The anonymous letter read, “I have despised the presence of this racist memorial since my first day at Sewanee and due to the recent events on the Domain I felt a call to action.” The writer continued , “I can no longer sit by while these symbols of white supremacy stare over my and my fellow students shoulders as we pursue our education.”

In addition to the duPont sculpture, Polk has three portraits on campus, including one in Convocation Hall, one in the Sewanee Inn, and a reproduction of Sword over the Gown that is stored in the University Archives. Both Sword over the Gown and the Polk sculpture are not “life portraits,” and were created decades after Polk’s death in 1864. Register said that, while the duPont sculpture was identified by the Roberson Project for research, it was not not a priority among the list of monuments on campus. “But this action precipitated some crash research, and it’s a good thing it did,” he said.

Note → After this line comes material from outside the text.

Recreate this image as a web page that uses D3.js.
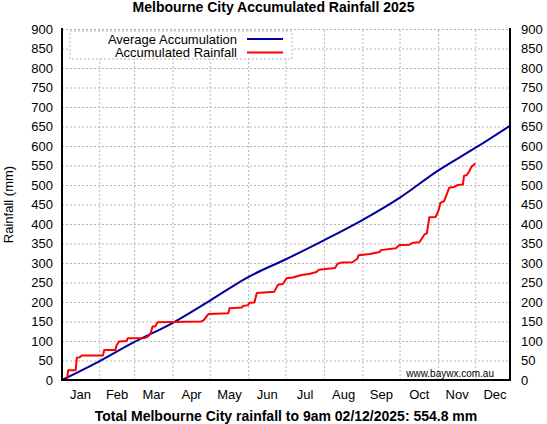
<!DOCTYPE html>
<html lang="en">
<head>
<meta charset="UTF-8">
<title>Melbourne City Accumulated Rainfall 2025</title>
<script src="https://d3js.org/d3.v7.min.js"></script>
<style>
  body { margin: 0; background: #fff; }
  text { font-family: "Liberation Sans", Arial, sans-serif; fill: #000; }
  .grid line { stroke: #b4b4b4; stroke-dasharray: 2,2; }
  .grid path { display: none; }
  .ticks path, .ticks line { display: none; }
</style>
</head>
<body>
<svg id="chart" width="547" height="424"></svg>
<script>
// month names and the day each month starts (Jan 1 = day 0)
const months = ["Jan", "Feb", "Mar", "Apr", "May", "Jun", "Jul", "Aug", "Sep", "Oct", "Nov", "Dec"];
const monthStarts = [0, 31, 59, 90, 120, 151, 181, 212, 243, 273, 304, 334, 365];
const yTicks = [0, 50, 100, 150, 200, 250, 300, 350, 400, 450, 500, 550, 600, 650, 700, 750, 800, 850, 900];

// long term average accumulation, at the month boundaries (mm)
const avgDays = [1, 31, 59, 90, 120, 151, 181, 212, 243, 273, 304, 334, 362];
const avgTotals = [0, 48, 97, 146, 203, 264, 309, 358, 410, 467, 537, 595, 652];

// 2025 accumulated rainfall, corners of the daily trace (day, mm)
const rainDays = [1, 5, 6, 12, 13, 15, 17, 34, 35, 44, 45, 47, 53, 54, 68, 70, 72, 74, 76, 78,
  113, 115, 119, 135, 136, 146, 147, 151, 152, 156, 158, 172, 175, 179, 182, 187, 194, 200,
  206, 208, 215, 221, 223, 226, 235, 239, 240, 249, 257, 258, 270, 273, 281, 284, 289, 291,
  293, 295, 297, 302, 304, 306, 309, 311, 313, 317, 320, 324, 325, 327, 329, 331, 334];
const rainTotals = [0, 0, 25, 25, 57, 58, 63, 63, 77, 77, 89, 99, 100, 107, 108, 111, 117, 137, 137, 148,
  150, 153, 169, 171, 184, 186, 190, 192, 198, 199, 223, 226, 244, 246, 261, 263, 269, 272,
  277, 283, 285, 287, 298, 301, 302, 311, 320, 323, 328, 333, 338, 346, 347, 352, 353, 363,
  373, 376, 417, 418, 431, 454, 459, 476, 493, 495, 500, 501, 524, 525, 534, 547, 555];

const totalText = "Total Melbourne City rainfall to 9am 02/12/2025: 554.8 mm";

const svg = d3.select("#chart");
const pLeft = 62, pRight = 510, pTop = 29, pBottom = 380;

const x = d3.scaleLinear().domain([1, 362]).range([pLeft, pRight]);
const y = d3.scaleLinear().domain([0, 900]).range([pBottom, pTop]);

// grid
svg.append("g")
  .attr("class", "grid")
  .attr("transform", `translate(${pLeft},0)`)
  .call(d3.axisLeft(y).tickValues(yTicks.slice(1)).tickSize(-(pRight - pLeft)).tickFormat(""));
svg.append("g")
  .attr("class", "grid")
  .attr("transform", `translate(0,${pBottom})`)
  .call(d3.axisBottom(x).tickValues(monthStarts.slice(1, 12)).tickSize(-(pBottom - pTop)).tickFormat(""));

// tick labels
svg.append("g")
  .attr("class", "ticks")
  .attr("transform", `translate(${pLeft},0)`)
  .call(d3.axisLeft(y).tickValues(yTicks).tickSize(0).tickPadding(9).tickFormat(d3.format("d")));
svg.append("g")
  .attr("class", "ticks")
  .attr("transform", `translate(${pRight},0)`)
  .call(d3.axisRight(y).tickValues(yTicks).tickSize(0).tickPadding(11).tickFormat(d3.format("d")));
const mids = months.map((m, i) => (monthStarts[i] + monthStarts[i + 1]) / 2);
svg.append("g")
  .attr("class", "ticks")
  .attr("transform", `translate(0,${pBottom})`)
  .call(d3.axisBottom(x).tickValues(mids).tickSize(0).tickPadding(10)
    .tickFormat((d, i) => months[i]));
svg.selectAll(".ticks text").attr("font-size", 13).attr("font-family", null);

// legend box
const lg = svg.append("g");
lg.append("rect")
  .attr("x", 70).attr("y", 31).attr("width", 222).attr("height", 28)
  .attr("fill", "#fff").attr("stroke", "#b4b4b4").attr("stroke-dasharray", "2,2");
const legend = [["Average Accumulation", "#00009c"], ["Accumulated Rainfall", "#ff0000"]];
legend.forEach(([name, col], i) => {
  const ly = 39 + i * 13.5;
  lg.append("text").attr("x", 237).attr("y", ly + 4.5)
    .attr("text-anchor", "end").attr("font-size", 13).text(name);
  lg.append("line").attr("x1", 247).attr("x2", 283).attr("y1", ly).attr("y2", ly)
    .attr("stroke", col).attr("stroke-width", 2);
});

// lines
const avgData = avgDays.map((d, i) => [d, avgTotals[i]]);
const rainData = rainDays.map((d, i) => [d, rainTotals[i]]);
const line = d3.line().x(d => x(d[0])).y(d => y(d[1]));

svg.append("path")
  .datum(avgData)
  .attr("d", line.curve(d3.curveMonotoneX))
  .attr("fill", "none").attr("stroke", "#00009c").attr("stroke-width", 2);
svg.append("path")
  .datum(rainData)
  .attr("d", line.curve(d3.curveLinear))
  .attr("fill", "none").attr("stroke", "#ff0000").attr("stroke-width", 2)
  .attr("stroke-linejoin", "round");

// border: left, bottom, right
svg.append("path")
  .attr("d", `M${pLeft},${pTop - 1}V${pBottom}H${pRight}V${pTop - 1}`)
  .attr("fill", "none").attr("stroke", "#000").attr("stroke-width", 2);

// watermark
svg.append("text")
  .attr("x", 494).attr("y", 377).attr("text-anchor", "end")
  .attr("font-size", 10).text("www.baywx.com.au");

// titles
svg.append("text")
  .attr("x", 273.5).attr("y", 12).attr("text-anchor", "middle")
  .attr("font-size", 14).attr("font-weight", "bold")
  .text("Melbourne City Accumulated Rainfall 2025");
svg.append("text")
  .attr("x", (pLeft + pRight) / 2).attr("y", 421).attr("text-anchor", "middle")
  .attr("font-size", 14).attr("font-weight", "bold")
  .text(totalText);
svg.append("text")
  .attr("transform", `translate(13,${(pTop + pBottom) / 2}) rotate(-90)`)
  .attr("text-anchor", "middle").attr("font-size", 13)
  .text("Rainfall (mm)");
</script>
</body>
</html>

The Roberson Project on Slavery, Race and Reconciliation at Sewanee “is a six-year initiative investigating the university’s historical entanglements with slavery and slavery’s legacies. Our Project’s name memorializes the late Professor of History, Houston Bryan Roberson, who was the first tenured African American faculty member at Sewanee and the first to make African American history and culture the focus of their teaching and scholarship.”

According to the Wikipedia entry for Polk,

Leonidas Polk (April 10, 1806 – June 14, 1864) was a bishop of the Episcopal Diocese of Louisiana and founder of the Protestant Episcopal Church in the Confederate States of America, which separated from the Episcopal Church of the United States of America. He was a slaveholding planter in Maury County, Tennessee, and a second cousin of President James K. Polk. He resigned his ecclesiastical position to become a major general in the Confederate army, when he was called “Sewanee‘s Fighting Bishop”. His official portrait at the University of the South depicts him dressed as a bishop with his army uniform hanging nearby.

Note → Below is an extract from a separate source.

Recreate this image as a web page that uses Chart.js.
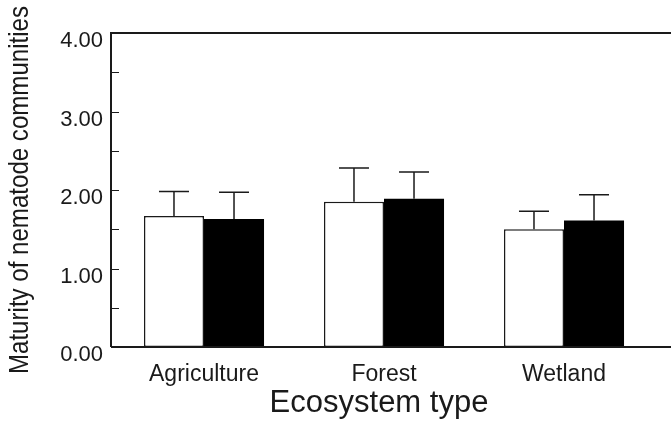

Bishop Polk was the leading founder of the University of the South in Sewanee, Tennessee, which he envisioned as a national university for the South and a New World equivalent to Oxford and Cambridge, both in England. (In his August 1856 letter to Bishop Elliott, he expounded on the secessionist motives for his university.) Polk laid and consecrated the cornerstone for the first building on October 9, 1860. Polk’s foundational legacy at Sewanee is remembered always through his portrait Sword Over the Gown, painted by Eliphalet F. Andrews in 1900. After the original was vandalized in 1998, a copy by Connie Erickson was unveiled on June 1, 2003. The title refers to the answer given by Bishop Polk “when asked in Richmond if he was putting off the gown of an Episcopal bishop to take up the sword of a Confederate general, to which he replied, ‘No, Sir, I am buckling the sword over the gown,'” indicating that he saw it was his duty as a bishop to take up arms.

More from Sewanee Purple:

Dr. Woody Register (C’80), Director of the Roberson Project on Slavery, Race, and Reconciliation, explained that, among many Confederate figures, Polk is a particularly powerful figure within University history and Confederate memory.

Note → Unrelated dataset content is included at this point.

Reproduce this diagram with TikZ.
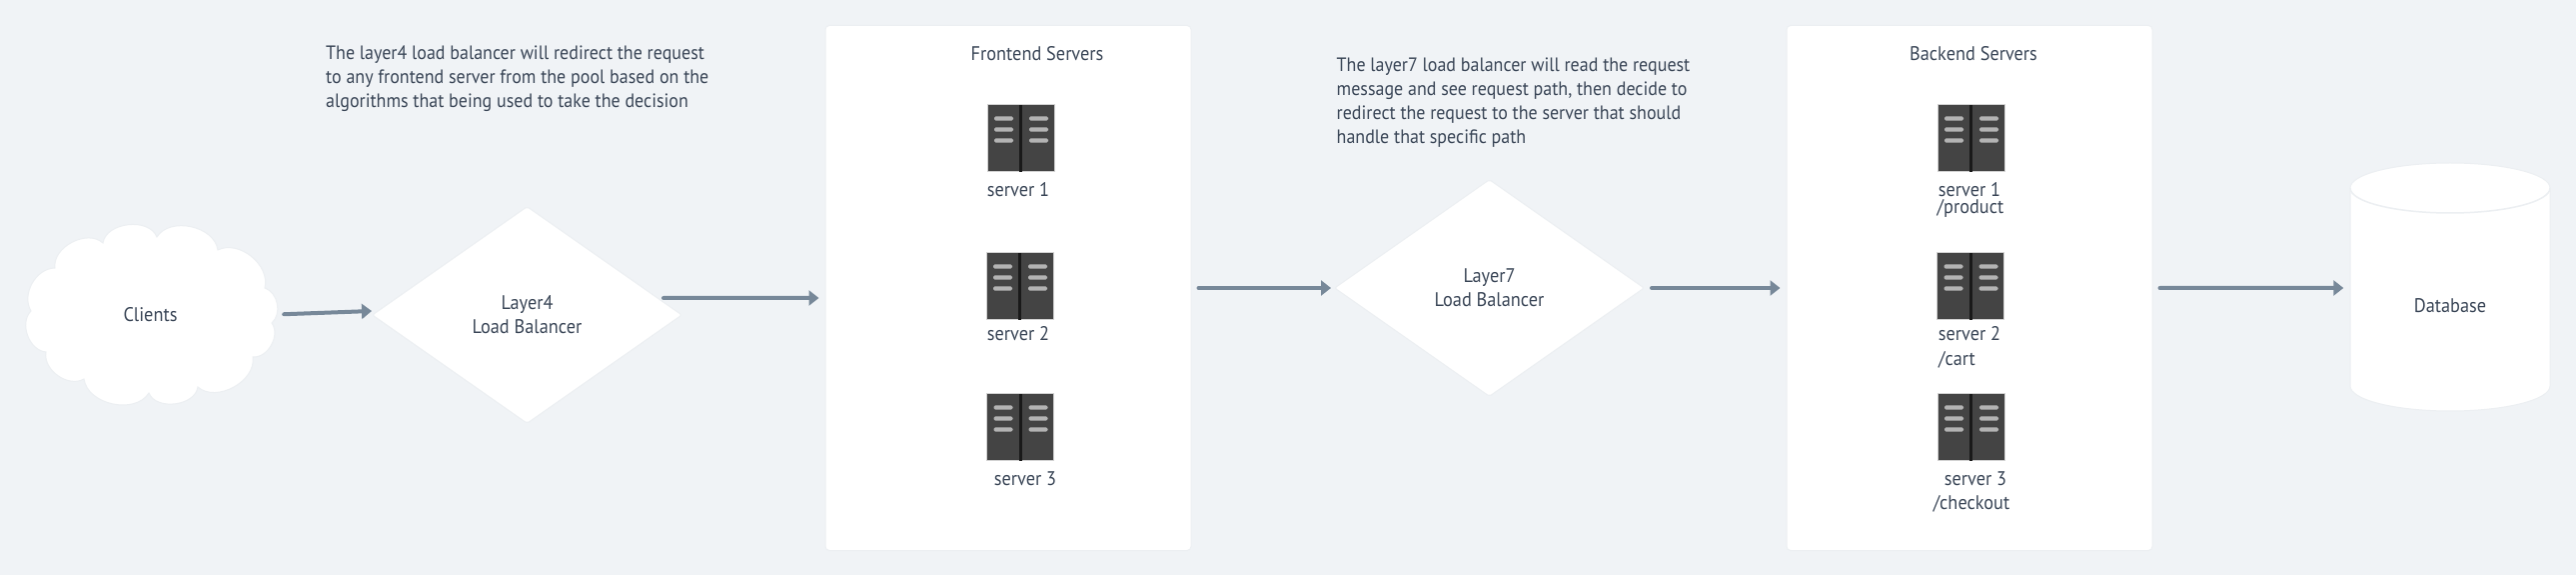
\documentclass[tikz,border=0pt]{standalone}
\usepackage{fontspec}
\setmainfont[FakeStretch=0.93]{PT Sans}
\usetikzlibrary{shapes.geometric,arrows.meta,positioning}
\definecolor{pagebg}{HTML}{F0F3F6}
\definecolor{edgeline}{HTML}{ECEFF2}
\definecolor{inktext}{HTML}{394556}
\definecolor{arrowgray}{HTML}{778899}
\definecolor{rackbody}{HTML}{444444}
\definecolor{rackbar}{HTML}{B3B3B3}

\begin{document}
\begin{tikzpicture}[font=\fontsize{5.6}{6.83}\selectfont, text=inktext,
  card/.style={draw=edgeline, fill=white, line width=0.01cm, rounded corners=0.04cm, minimum width=3.66cm, minimum height=5.25cm},
  lbnode/.style={diamond, draw=edgeline, fill=white, line width=0.01cm, rounded corners=0.02cm, inner sep=0pt, minimum width=3.1cm, minimum height=2.17cm, align=center},
  note/.style={align=left, anchor=north west, inner sep=0pt, font=\fontsize{5.5}{6.83}\selectfont},
  txt/.style={inner sep=0pt},
  flow/.style={-{Triangle[length=0.1cm, width=0.15cm]}, line width=0.04cm, draw=arrowgray, line cap=round, shorten <=0.07cm, shorten >=0.06cm},
  rack/.style={fill=rackbody, draw=rackbar!60, line width=0.01cm, minimum width=0.67cm, minimum height=0.67cm, inner sep=0pt},
  serverrack/.pic={
    \node[rack] (-box) at (0,0) {};
    \fill[black!90] (-0.015,0.335) rectangle (0.015,-0.335);
    \foreach \y in {0.2,0.09,-0.02}
      \foreach \x in {-0.265,0.085}
        \fill[rackbar, rounded corners=0.015cm] (\x,\y-0.022) rectangle ++(0.19,0.044);
  }
]
\useasboundingbox[fill=pagebg] (0,0) rectangle (25.78,-5.75);

% Cloud outline
\draw[edgeline, fill=white, line width=0.01cm] (0.55,-2.68) to[bend left=70] (1.03,-2.43) to[bend left=75] (1.57,-2.37)
  to[bend left=70] (2.18,-2.50) to[bend left=65] (2.65,-2.88) to[bend left=60] (2.72,-3.23)
  to[bend left=65] (2.53,-3.57) to[bend left=70] (1.98,-3.87) to[bend left=75] (1.49,-3.93)
  to[bend left=70] (0.84,-3.79) to[bend left=65] (0.46,-3.52) to[bend left=65] (0.31,-3.11)
  to[bend left=60] cycle;
\node[txt, minimum width=2.52cm, minimum height=1.76cm] (clients) at (1.505,-3.145) {Clients};

% Load balancers
\node[lbnode] (lbfour) at (5.275,-3.15) {Layer4\\Load Balancer};
\node[lbnode] (lbseven) at (14.905,-2.88) {Layer7\\Load Balancer};

% Notes
\node[note] (notefour) at (3.255,-0.455) {The layer4 load balancer will redirect the request\\to any frontend server from the pool based on the\\algorithms that being used to take the decision};
\node[note] (noteseven) at (13.37,-0.575) {The layer7 load balancer will read the request\\message and see request path, then decide to\\redirect the request to the server that should\\handle that specific path};

% Server cards
\node[card] (frontend) at (10.09,-2.88) {};
\node[card] (backend) at (19.71,-2.88) {};
\node[txt] (fronttitle) at (10.38,-0.54) {Frontend Servers};
\node[txt] (backtitle) at (19.75,-0.54) {Backend Servers};

% Racks
\pic (fsone) at (10.215,-1.385) {serverrack};
\pic (fstwo) at (10.205,-2.865) {serverrack};
\pic (fsthree) at (10.21,-4.275) {serverrack};
\pic (bsone) at (19.725,-1.385) {serverrack};
\pic (bstwo) at (19.72,-2.865) {serverrack};
\pic (bsthree) at (19.725,-4.275) {serverrack};

% Rack labels
\node[txt] (fsonelabel) at (10.19,-1.90) {server 1};
\node[txt] (fstwolabel) at (10.19,-3.34) {server 2};
\node[txt] (fsthreelabel) at (10.26,-4.79) {server 3};
\node[txt] (bsonelabel) at (19.71,-1.90) {server 1};
\node[txt] (bsonepath) at (19.72,-2.08) {/product};
\node[txt] (bstwolabel) at (19.71,-3.34) {server 2};
\node[txt] (bstwopath) at (19.585,-3.60) {/cart};
\node[txt] (bsthreelabel) at (19.77,-4.79) {server 3};
\node[txt] (bsthreepath) at (19.73,-5.04) {/checkout};

% Database
\node[txt, minimum width=2.0cm, minimum height=2.48cm] (db) at (24.52,-2.87) {};
\draw[edgeline, fill=white, line width=0.01cm] (23.52,-1.88) arc[x radius=1, y radius=0.25, start angle=180, end angle=0]
  -- (25.52,-3.86) arc[x radius=1, y radius=0.25, start angle=0, end angle=-180] -- cycle;
\draw[edgeline, line width=0.015cm] (23.52,-1.88) arc[x radius=1, y radius=0.25, start angle=180, end angle=360];
\node[txt] (dblabel) at (24.52,-3.06) {Database};

% Connectors
\draw[flow, shorten >=0cm] (clients.east) -- ([yshift=0.04cm]lbfour.west);
\draw[flow] ([shift={(-0.26,0.17)}]lbfour.east) -- ([yshift=-0.10cm]frontend.west);
\draw[flow, shorten >=0.03cm] (frontend.east) -- (lbseven.west);
\draw[flow] (lbseven.east) -- (backend.west);
\draw[flow] (backend.east) -- ([shift={(0,-0.01)}]db.west);
\end{tikzpicture}
\end{document}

… After his death in 1864, Polk became a “potent figure in the Lost Cause and in the neo-Confederacy,” Register said. “Polk was a defender of slavery as an instrument of God’s will, and he was especially hostile toward those who called slavery sinful. His memory has historically been venerated in a way where he in his very body links Christianity and slavery.”

From New York Times 2010 obituary for Jack Kershaw:

His death was announced by the League of the South, an organization Mr. Kershaw helped found that tries to keep the spirit of the Confederacy alive.

Mr. Kershaw, who was also a sculptor, was best known in his hometown for creating a 27-foot equestrian statue of the Confederate general Nathan Bedford Forrest, a founder of the Ku Klux Klan. Unveiled in 1998, it was erected in a private park along Interstate 65.

The monument, offensive to many, drew criticism, but Mr. Kershaw did not shy from offending. “Somebody needs to say a good word for slavery,” he once told The Times-Picayune of New Orleans.

Kershaw graduated from Vanderbilt, and received his law degree from Nashville Y.M.C.A. Night Law School.